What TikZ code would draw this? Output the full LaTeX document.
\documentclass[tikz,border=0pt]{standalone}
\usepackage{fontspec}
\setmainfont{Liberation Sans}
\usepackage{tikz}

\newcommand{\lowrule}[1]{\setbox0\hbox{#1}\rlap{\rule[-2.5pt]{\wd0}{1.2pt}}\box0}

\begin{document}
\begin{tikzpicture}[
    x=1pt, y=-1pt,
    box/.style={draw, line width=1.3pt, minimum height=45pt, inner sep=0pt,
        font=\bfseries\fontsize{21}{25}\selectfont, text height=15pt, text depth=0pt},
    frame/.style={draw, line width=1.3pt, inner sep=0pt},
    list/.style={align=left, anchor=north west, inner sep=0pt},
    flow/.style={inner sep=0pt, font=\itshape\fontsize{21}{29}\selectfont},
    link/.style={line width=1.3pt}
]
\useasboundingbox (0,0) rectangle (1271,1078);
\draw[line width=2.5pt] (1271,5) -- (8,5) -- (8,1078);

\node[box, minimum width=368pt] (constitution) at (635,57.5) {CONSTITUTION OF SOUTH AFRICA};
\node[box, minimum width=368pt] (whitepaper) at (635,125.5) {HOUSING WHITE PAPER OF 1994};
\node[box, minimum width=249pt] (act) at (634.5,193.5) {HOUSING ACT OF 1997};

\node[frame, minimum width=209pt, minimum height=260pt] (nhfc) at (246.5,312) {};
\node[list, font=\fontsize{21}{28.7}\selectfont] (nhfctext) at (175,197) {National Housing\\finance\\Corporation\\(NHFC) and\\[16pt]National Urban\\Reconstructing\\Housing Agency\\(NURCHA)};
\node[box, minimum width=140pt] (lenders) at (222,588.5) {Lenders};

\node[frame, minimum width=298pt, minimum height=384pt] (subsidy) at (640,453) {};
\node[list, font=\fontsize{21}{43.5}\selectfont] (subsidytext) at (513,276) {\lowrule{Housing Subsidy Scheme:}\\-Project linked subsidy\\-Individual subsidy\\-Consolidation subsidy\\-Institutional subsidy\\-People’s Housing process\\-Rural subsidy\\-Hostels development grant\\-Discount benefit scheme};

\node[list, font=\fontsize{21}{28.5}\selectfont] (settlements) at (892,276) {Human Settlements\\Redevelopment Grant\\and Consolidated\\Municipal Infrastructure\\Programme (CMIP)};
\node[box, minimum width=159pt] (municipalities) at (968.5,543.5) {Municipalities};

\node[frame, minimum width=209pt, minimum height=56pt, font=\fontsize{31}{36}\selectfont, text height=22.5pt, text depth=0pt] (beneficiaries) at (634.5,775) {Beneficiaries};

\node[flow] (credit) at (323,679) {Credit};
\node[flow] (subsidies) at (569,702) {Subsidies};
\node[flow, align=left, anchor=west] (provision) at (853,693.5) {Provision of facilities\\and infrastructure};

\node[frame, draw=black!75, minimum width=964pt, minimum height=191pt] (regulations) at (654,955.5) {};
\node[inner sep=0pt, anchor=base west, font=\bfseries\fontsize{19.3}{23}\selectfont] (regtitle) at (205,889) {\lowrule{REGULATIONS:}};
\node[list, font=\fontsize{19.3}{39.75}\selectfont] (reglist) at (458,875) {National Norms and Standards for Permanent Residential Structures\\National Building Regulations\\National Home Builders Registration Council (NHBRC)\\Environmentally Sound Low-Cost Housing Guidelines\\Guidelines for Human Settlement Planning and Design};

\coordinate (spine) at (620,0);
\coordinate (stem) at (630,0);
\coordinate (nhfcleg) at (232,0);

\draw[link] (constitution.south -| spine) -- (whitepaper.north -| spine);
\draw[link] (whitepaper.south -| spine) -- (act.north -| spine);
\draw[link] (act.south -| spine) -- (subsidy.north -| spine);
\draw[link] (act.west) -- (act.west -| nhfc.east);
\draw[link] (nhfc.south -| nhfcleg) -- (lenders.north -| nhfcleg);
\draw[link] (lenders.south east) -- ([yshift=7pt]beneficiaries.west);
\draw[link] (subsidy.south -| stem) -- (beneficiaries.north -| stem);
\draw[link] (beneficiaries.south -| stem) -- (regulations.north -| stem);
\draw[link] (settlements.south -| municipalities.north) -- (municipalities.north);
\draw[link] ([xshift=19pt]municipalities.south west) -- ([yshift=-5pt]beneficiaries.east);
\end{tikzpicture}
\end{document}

= = =

Task goal: Write out the whole listing again, exactly as it stands.

Solution to the problem:
What TikZ code would draw this? Output the full LaTeX document.
\documentclass[tikz,border=0pt]{standalone}
\usepackage{fontspec}
\setmainfont{Liberation Sans}
\usepackage{tikz}

\newcommand{\lowrule}[1]{\setbox0\hbox{#1}\rlap{\rule[-2.5pt]{\wd0}{1.2pt}}\box0}

\begin{document}
\begin{tikzpicture}[
    x=1pt, y=-1pt,
    box/.style={draw, line width=1.3pt, minimum height=45pt, inner sep=0pt,
        font=\bfseries\fontsize{21}{25}\selectfont, text height=15pt, text depth=0pt},
    frame/.style={draw, line width=1.3pt, inner sep=0pt},
    list/.style={align=left, anchor=north west, inner sep=0pt},
    flow/.style={inner sep=0pt, font=\itshape\fontsize{21}{29}\selectfont},
    link/.style={line width=1.3pt}
]
\useasboundingbox (0,0) rectangle (1271,1078);
\draw[line width=2.5pt] (1271,5) -- (8,5) -- (8,1078);

\node[box, minimum width=368pt] (constitution) at (635,57.5) {CONSTITUTION OF SOUTH AFRICA};
\node[box, minimum width=368pt] (whitepaper) at (635,125.5) {HOUSING WHITE PAPER OF 1994};
\node[box, minimum width=249pt] (act) at (634.5,193.5) {HOUSING ACT OF 1997};

\node[frame, minimum width=209pt, minimum height=260pt] (nhfc) at (246.5,312) {};
\node[list, font=\fontsize{21}{28.7}\selectfont] (nhfctext) at (175,197) {National Housing\\finance\\Corporation\\(NHFC) and\\[16pt]National Urban\\Reconstructing\\Housing Agency\\(NURCHA)};
\node[box, minimum width=140pt] (lenders) at (222,588.5) {Lenders};

\node[frame, minimum width=298pt, minimum height=384pt] (subsidy) at (640,453) {};
\node[list, font=\fontsize{21}{43.5}\selectfont] (subsidytext) at (513,276) {\lowrule{Housing Subsidy Scheme:}\\-Project linked subsidy\\-Individual subsidy\\-Consolidation subsidy\\-Institutional subsidy\\-People’s Housing process\\-Rural subsidy\\-Hostels development grant\\-Discount benefit scheme};

\node[list, font=\fontsize{21}{28.5}\selectfont] (settlements) at (892,276) {Human Settlements\\Redevelopment Grant\\and Consolidated\\Municipal Infrastructure\\Programme (CMIP)};
\node[box, minimum width=159pt] (municipalities) at (968.5,543.5) {Municipalities};

\node[frame, minimum width=209pt, minimum height=56pt, font=\fontsize{31}{36}\selectfont, text height=22.5pt, text depth=0pt] (beneficiaries) at (634.5,775) {Beneficiaries};

\node[flow] (credit) at (323,679) {Credit};
\node[flow] (subsidies) at (569,702) {Subsidies};
\node[flow, align=left, anchor=west] (provision) at (853,693.5) {Provision of facilities\\and infrastructure};

\node[frame, draw=black!75, minimum width=964pt, minimum height=191pt] (regulations) at (654,955.5) {};
\node[inner sep=0pt, anchor=base west, font=\bfseries\fontsize{19.3}{23}\selectfont] (regtitle) at (205,889) {\lowrule{REGULATIONS:}};
\node[list, font=\fontsize{19.3}{39.75}\selectfont] (reglist) at (458,875) {National Norms and Standards for Permanent Residential Structures\\National Building Regulations\\National Home Builders Registration Council (NHBRC)\\Environmentally Sound Low-Cost Housing Guidelines\\Guidelines for Human Settlement Planning and Design};

\coordinate (spine) at (620,0);
\coordinate (stem) at (630,0);
\coordinate (nhfcleg) at (232,0);

\draw[link] (constitution.south -| spine) -- (whitepaper.north -| spine);
\draw[link] (whitepaper.south -| spine) -- (act.north -| spine);
\draw[link] (act.south -| spine) -- (subsidy.north -| spine);
\draw[link] (act.west) -- (act.west -| nhfc.east);
\draw[link] (nhfc.south -| nhfcleg) -- (lenders.north -| nhfcleg);
\draw[link] (lenders.south east) -- ([yshift=7pt]beneficiaries.west);
\draw[link] (subsidy.south -| stem) -- (beneficiaries.north -| stem);
\draw[link] (beneficiaries.south -| stem) -- (regulations.north -| stem);
\draw[link] (settlements.south -| municipalities.north) -- (municipalities.north);
\draw[link] ([xshift=19pt]municipalities.south west) -- ([yshift=-5pt]beneficiaries.east);
\end{tikzpicture}
\end{document}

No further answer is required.